What is the renewal structure? Some flat-fee deals have automatic renewal clauses that can lock you into future payments. Some revenue share deals have renegotiation rights tied to performance milestones. Read the renewal terms carefully.
How AXIS AI STUDIOS Structures Deals
We work with both models depending on the client and the content involved.
For platforms and distributors who want catalogue access with predictable costs, we offer flat-fee licensing across our pre-made series library. You know what you are paying, you know what you are getting, and the rights structure is clean.
For clients who are testing new content verticals or want to access premium original productions without large upfront commitment, we discuss revenue share arrangements on a case-by-case basis, typically with a minimum guarantee component to protect both sides.
We also structure deals specifically for distributors who need sublicensing rights, making sure the economics between what you pay us and what you charge your clients are modelled properly from the start, not renegotiated later when problems emerge.

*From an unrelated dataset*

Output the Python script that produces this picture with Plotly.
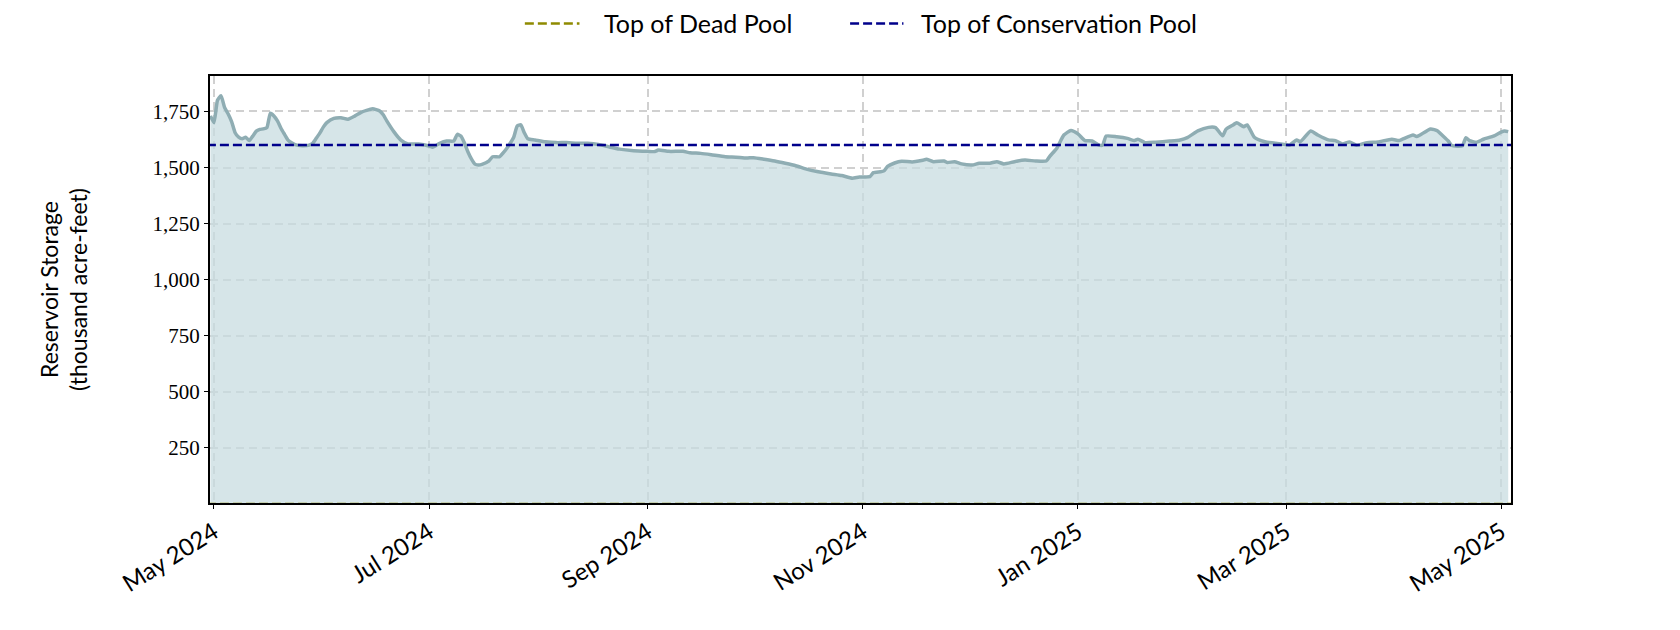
import plotly.graph_objects as go

# reservoir storage readings (thousand acre-feet)
dates = [
    "2024-04-30", "2024-05-01", "2024-05-02", "2024-05-03", "2024-05-04", "2024-05-05",
    "2024-05-06", "2024-05-07", "2024-05-08", "2024-05-09", "2024-05-10", "2024-05-11",
    "2024-05-12", "2024-05-13", "2024-05-14", "2024-05-15", "2024-05-16", "2024-05-17",
    "2024-05-18", "2024-05-19", "2024-05-20", "2024-05-21", "2024-05-22", "2024-05-23",
    "2024-05-24", "2024-05-26", "2024-05-28", "2024-05-29", "2024-05-30", "2024-05-31",
    "2024-06-01", "2024-06-02", "2024-06-04", "2024-06-06", "2024-06-08", "2024-06-10",
    "2024-06-12", "2024-06-14", "2024-06-15", "2024-06-17", "2024-06-18", "2024-06-19",
    "2024-06-21", "2024-06-23", "2024-06-25", "2024-06-28", "2024-07-01", "2024-07-02",
    "2024-07-04", "2024-07-06", "2024-07-08", "2024-07-09", "2024-07-10", "2024-07-11",
    "2024-07-12", "2024-07-13", "2024-07-14", "2024-07-15", "2024-07-16", "2024-07-18",
    "2024-07-19", "2024-07-21", "2024-07-22", "2024-07-23", "2024-07-24", "2024-07-25",
    "2024-07-26", "2024-07-27", "2024-07-28", "2024-07-29", "2024-07-31", "2024-08-03",
    "2024-08-06", "2024-08-09", "2024-08-12", "2024-08-15", "2024-08-18", "2024-08-21",
    "2024-08-24", "2024-08-28", "2024-09-01", "2024-09-03", "2024-09-04", "2024-09-07",
    "2024-09-11", "2024-09-13", "2024-09-16", "2024-09-19", "2024-09-23", "2024-09-26",
    "2024-09-29", "2024-10-01", "2024-10-04", "2024-10-07", "2024-10-10", "2024-10-13",
    "2024-10-16", "2024-10-19", "2024-10-23", "2024-10-26", "2024-10-29", "2024-10-31",
    "2024-11-03", "2024-11-04", "2024-11-06", "2024-11-07", "2024-11-08", "2024-11-10",
    "2024-11-12", "2024-11-15", "2024-11-18", "2024-11-19", "2024-11-21", "2024-11-24",
    "2024-11-25", "2024-11-27", "2024-11-29", "2024-12-02", "2024-12-04", "2024-12-07",
    "2024-12-09", "2024-12-11", "2024-12-14", "2024-12-17", "2024-12-20", "2024-12-23",
    "2024-12-24", "2024-12-26", "2024-12-28", "2024-12-30", "2025-01-01", "2025-01-03",
    "2025-01-05", "2025-01-07", "2025-01-08", "2025-01-09", "2025-01-12", "2025-01-15",
    "2025-01-17", "2025-01-18", "2025-01-20", "2025-01-23", "2025-01-27", "2025-01-30",
    "2025-02-01", "2025-02-04", "2025-02-07", "2025-02-09", "2025-02-11", "2025-02-12",
    "2025-02-14", "2025-02-15", "2025-02-17", "2025-02-18", "2025-02-20", "2025-02-23",
    "2025-02-26", "2025-03-01", "2025-03-02", "2025-03-04", "2025-03-05", "2025-03-08",
    "2025-03-10", "2025-03-13", "2025-03-15", "2025-03-17", "2025-03-19", "2025-03-21",
    "2025-03-24", "2025-03-27", "2025-03-31", "2025-04-02", "2025-04-03", "2025-04-06",
    "2025-04-07", "2025-04-08", "2025-04-11", "2025-04-13", "2025-04-14", "2025-04-16",
    "2025-04-17", "2025-04-20", "2025-04-21", "2025-04-22", "2025-04-24", "2025-04-26",
    "2025-04-29", "2025-05-01", "2025-05-02", "2025-05-03",
]
storage = [
    1730, 1700, 1800, 1820, 1768, 1740,
    1705, 1655, 1635, 1628, 1635, 1620,
    1640, 1662, 1670, 1672, 1678, 1742,
    1730, 1708, 1675, 1648, 1622, 1610,
    1602, 1597, 1600, 1608, 1630, 1653,
    1680, 1700, 1719, 1722, 1715, 1730,
    1748, 1758, 1762, 1752, 1735, 1708,
    1660, 1622, 1605, 1605, 1596, 1590,
    1608, 1618, 1618, 1648, 1640, 1610,
    1570, 1538, 1515, 1511, 1514, 1530,
    1548, 1548, 1565, 1585, 1608, 1635,
    1685, 1690, 1655, 1628, 1623, 1615,
    1611, 1611, 1608, 1608, 1603, 1592,
    1582, 1575, 1572, 1571, 1578, 1572,
    1572, 1566, 1563, 1557, 1548, 1546,
    1542, 1544, 1537, 1529, 1519, 1508,
    1493, 1482, 1471, 1464, 1452, 1458,
    1459, 1477, 1481, 1485, 1505, 1520,
    1528, 1525, 1532, 1537, 1526, 1529,
    1522, 1526, 1516, 1511, 1519, 1519,
    1526, 1516, 1526, 1533, 1529, 1529,
    1550, 1586, 1645, 1665, 1650, 1620,
    1618, 1600, 1600, 1640, 1637, 1630,
    1620, 1626, 1611, 1613, 1618, 1623,
    1633, 1663, 1679, 1678, 1641, 1671,
    1690, 1700, 1682, 1690, 1635, 1615,
    1608, 1602, 1600, 1623, 1615, 1663,
    1645, 1623, 1620, 1605, 1614, 1599,
    1611, 1614, 1626, 1620, 1626, 1645,
    1638, 1645, 1672, 1663, 1648, 1618,
    1598, 1597, 1633, 1620, 1613, 1626,
    1641, 1658, 1663, 1660,
]

dead_pool = 0
conservation_pool = 1600

pool_names = ["Top of Dead Pool", "Top of Conservation Pool"]
pool_levels = [dead_pool, conservation_pool]
pool_colors = ["#8f8a00", "#00008b"]

y_ticks = [250, 500, 750, 1000, 1250, 1500, 1750]
y_labels = ["250", "500", "750", "1,000", "1,250", "1,500", "1,750"]

sans = "Lato, 'Open Sans', sans-serif"
serif = "'Liberation Serif', 'DejaVu Serif', serif"
pool_dash = "9px,4px"

fig = go.Figure()

fig.add_trace(go.Scatter(
    x=dates,
    y=storage,
    mode="lines",
    line=dict(color="#8fadb3", width=3.5, shape="spline", smoothing=0.5),
    fill="tozeroy",
    fillcolor="rgba(200,220,224,0.75)",
    showlegend=False,
    hoverinfo="x+y",
))

for name, level, color in zip(pool_names, pool_levels, pool_colors):
    fig.add_trace(go.Scatter(
        x=["2024-04-29", "2025-05-04"],
        y=[level, level],
        mode="lines",
        name=name,
        showlegend=False,
        line=dict(color=color, width=2.5, dash=pool_dash),
    ))

# legend drawn by hand so the sample lines are long like matplotlib's
legend_y = 1.123
legend_slots = [(0.242, 0.284, 0.301), (0.492, 0.533, 0.545)]
for name, color, (x0, x1, xt) in zip(pool_names, pool_colors, legend_slots):
    fig.add_shape(
        type="line", xref="paper", yref="paper",
        x0=x0, x1=x1, y0=legend_y, y1=legend_y,
        line=dict(color=color, width=2.5, dash=pool_dash),
    )
    fig.add_annotation(
        text=name, xref="paper", yref="paper",
        x=xt, y=legend_y, xanchor="left", yanchor="middle",
        showarrow=False, font=dict(family=sans, size=25, color="black"),
    )

grid = dict(
    showgrid=True,
    gridcolor="#d0d0d0",
    griddash="8px,5px",
    gridwidth=1.5,
    showline=True,
    linecolor="black",
    linewidth=2,
    mirror=True,
    ticks="outside",
    ticklen=4,
    tickcolor="black",
    zeroline=False,
)

fig.update_layout(
    width=1680,
    height=630,
    paper_bgcolor="white",
    plot_bgcolor="white",
    margin=dict(l=202, r=177, t=68, b=135),
    font=dict(family=sans, size=24, color="black"),
    showlegend=False,
    xaxis=dict(
        type="date",
        range=["2024-04-29 21:00", "2025-05-03 19:00"],
        tick0="2024-05-01",
        dtick="M2",
        tickformat="%b %Y",
        tickangle=-32,
        tickfont=dict(family=sans, size=24),
        **grid,
    ),
    yaxis=dict(
        range=[4, 1908],
        tickvals=y_ticks,
        ticktext=y_labels,
        tickfont=dict(family=serif, size=21),
        title=dict(
            text="Reservoir Storage<br>(thousand acre-feet)",
            font=dict(family=sans, size=23),
            standoff=58,
        ),
        **grid,
    ),
)

fig.write_html("out.html")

The right deal structure depends on your platform, your audience, and your financial position. We are happy to work through what makes sense for your specific situation before anything is put in writing.
The Bottom Line
Neither flat-fee nor revenue share is universally better. Flat fees reward platforms that know their audience and can absorb upfront cost. Revenue share protects platforms that are still finding their footing or want to spread financial risk across a larger content portfolio.
The mistake most platforms and distributors make is defaulting to one model without thinking through the specific content, the monetisation mechanics, and the reporting obligations they are actually signing up for.
Take the time to model both before you decide. And if you are negotiating against an experienced IP owner or licensor, understanding their incentives is just as important as understanding your own.